The repetitive beep of vital signs monitor, lines rising and falling in waves, traces the rhythm of life on a screen. A 15-year-old with a bandaged head looks as if he might be sleeping, though he's been lying here in an induced coma for days. Beside him, in the soft blue glow of the Intensive Care ward, his mother whispers the stories of his childhood and hers, of her parents and grandparents, weaving her son's life into a tapestry of family and community, as if to hold him here.
The woman is Mechelle Turvey.
Ten days earlier, her son Cassius, a Noongar/Yamatji teenager, was walking home from his Perth school when he was set upon by strangers, one of them brandishing a metal pole. Friends who witnessed the attack called an ambulance and Cassius was rushed to hospital, his forehead slashed, his brain hemorrhaging in two places.
Cassius went home five days later, but within hours he was felled by a series of seizures. Back in hospital, he underwent brain surgery and doctors learned that he had suffered two strokes. After five more days sitting by his bed in hospital, Mechelle was told she must bid her youngest son goodbye.
In the aftermath of Cassius' death, as people gathered at vigils and rallies around the country, Mechelle called for calm. In the depths of her grief, she united the nation.
"I am angry. Cassius' friends and family are angry," she wrote in a statement that was read to the thousands who gathered around Australia in November 2022.

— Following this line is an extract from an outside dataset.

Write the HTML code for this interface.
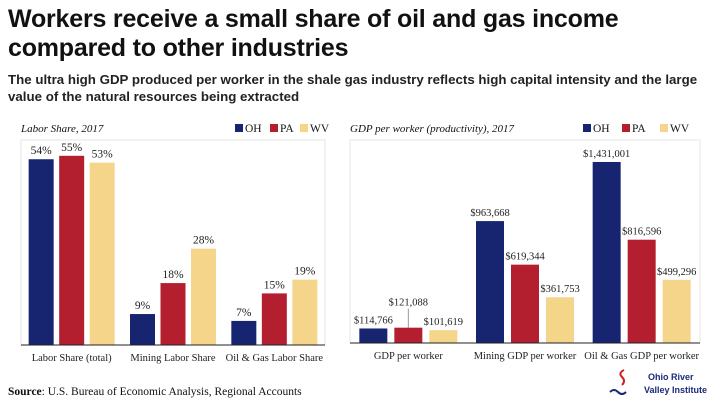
<!DOCTYPE html>
<html><head><meta charset="utf-8"><style>
body{margin:0;width:720px;height:405px;background:#fff;overflow:hidden;font-family:"Liberation Sans",sans-serif;position:relative}
#title{position:absolute;left:8px;top:5px;font-size:25px;font-weight:bold;line-height:29px;color:#111;letter-spacing:-0.2px}
#sub{position:absolute;left:8px;top:71px;font-size:13.3px;line-height:17px;color:#222;font-weight:bold}
#src{position:absolute;left:8px;top:386px;font-size:11.5px;font-family:"Liberation Serif",serif;color:#111}
svg{position:absolute;left:0;top:0}
</style></head><body>
<div id="title">Workers receive a small share of oil and gas income<br>compared to other industries</div>
<div id="sub">The ultra high GDP produced per worker in the shale gas industry reflects high capital intensity and the large<br>value of the natural resources being extracted</div>
<div id="src"><b>Source</b>: U.S. Bureau of Economic Analysis, Regional Accounts</div>
<svg id="svg" width="720" height="405" font-family="Liberation Serif, serif">
<g>
<path d="M622 385 q4 -4 0 -8 q-4 -4 2 -7" stroke="#c22" stroke-width="2" fill="none"/>
<path d="M610 392 q4 -4 8 0 q4 4 8 0" stroke="#1a2a7a" stroke-width="2" fill="none"/>
<text x="648" y="380" font-family="Liberation Sans, sans-serif" font-size="9" font-weight="bold" fill="#1a2a7a">Ohio River</text>
<text x="644" y="393" font-family="Liberation Sans, sans-serif" font-size="9" font-weight="bold" fill="#1a2a7a">Valley Institute</text>
</g>
</svg>
<script>
const laborCats=["Labor Share (total)","Mining Labor Share","Oil & Gas Labor Share"];
const laborOH=[54,9,7];
const laborPA=[55,18,15];
const laborWV=[53,28,19];
const gdpCats=["GDP per worker","Mining GDP per worker","Oil & Gas GDP per worker"];
const gdpOH=[114766,963668,1431001];
const gdpPA=[121088,619344,816596];
const gdpWV=[101619,361753,499296];
const colors=["#172470","#b31f2e","#f5d58a"];
const names=["OH","PA","WV"];
const NS="http://www.w3.org/2000/svg";
const svg=document.getElementById('svg');
function mk(t,a,p){const e=document.createElementNS(NS,t);for(const k in a)e.setAttribute(k,a[k]);(p||svg).appendChild(e);return e;}
function chart(o){
  const g=mk('g',{});
  
  
  const fr=mk('rect',{x:o.x0,y:o.top,width:o.x1-o.x0,height:o.base-o.top,fill:'none',stroke:'#e4e4e4'},g);
  
  
  const t=mk('text',{x:o.x0,y:o.top-8,'font-size':11,'font-style':'italic',fill:'#111'},g);t.textContent=o.title;
  
  
  names.forEach((n,i)=>{
    const lx=o.legX[i];
    const r=mk('rect',{x:lx,y:o.top-16,width:8,height:8,fill:colors[i]},g);
    
    
    const lt=mk('text',{x:lx+10,y:o.top-8,'font-size':11.5,fill:'#111'},g);lt.textContent=n;
    
    
  });
  const gw=(o.x1-o.x0)/3;
  const y=v=>o.base-v*o.scale;
  o.series.forEach((s,si)=>{
    s.forEach((v,ci)=>{
      const cx=o.x0+gw*ci+gw/2+(si-1)*o.step;
      const b=mk('rect',{x:cx-o.bw/2,y:y(v),width:o.bw,height:o.base-y(v),fill:colors[si]},g);
      
      
      let ly=y(v)-5;
      if(o.lift&&o.lift[si]&&o.lift[si][ci]){ly-=o.lift[si][ci];mk('line',{x1:cx,x2:cx,y1:y(v),y2:ly+3,stroke:'#999'},g);}
      const lt=mk('text',{x:cx,y:ly,'font-size':o.fs,'text-anchor':'middle',fill:'#222'},g);lt.textContent=o.fmt(v);
      
      
    });
  });
  mk('line',{x1:o.x0,x2:o.x1,y1:o.base,y2:o.base,stroke:'#222','stroke-width':1},g);
  o.cats.forEach((c,ci)=>{
    const ct=mk('text',{x:o.x0+gw*ci+gw/2,y:o.base+16,'font-size':10.5,'text-anchor':'middle',fill:'#222'},g);ct.textContent=c;
    
    
  });
}
chart({name:'labor-share-chart',title:'Labor Share, 2017',x0:21,x1:325,top:140,base:345,scale:3.44,bw:25,step:30.5,fs:11.5,
 legX:[235,270,300],cats:laborCats,series:[laborOH,laborPA,laborWV],fmt:v=>v+'%'});
chart({name:'gdp-per-worker-chart',title:'GDP per worker (productivity), 2017',x0:350,x1:700,top:140,base:343,scale:126.5/1e6,bw:28,step:35,fs:10.5,
 legX:[583,622,660],cats:gdpCats,series:[gdpOH,gdpPA,gdpWV],fmt:v=>'$'+v.toLocaleString('en-US'),lift:[null,[17,0,0],null]});
</script>
</body></html>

"But I don't want any form of violence at these rallies in the name of my child. Violence breeds violence. I want calm and peace. I don't want to fuel prejudices, biases. I don't want to fuel the stereotypes of First Nations people... My family and I send our love to each one of you for supporting, for raising voices and for showing so much kindness and respect. I am overwhelmed and eternally grateful."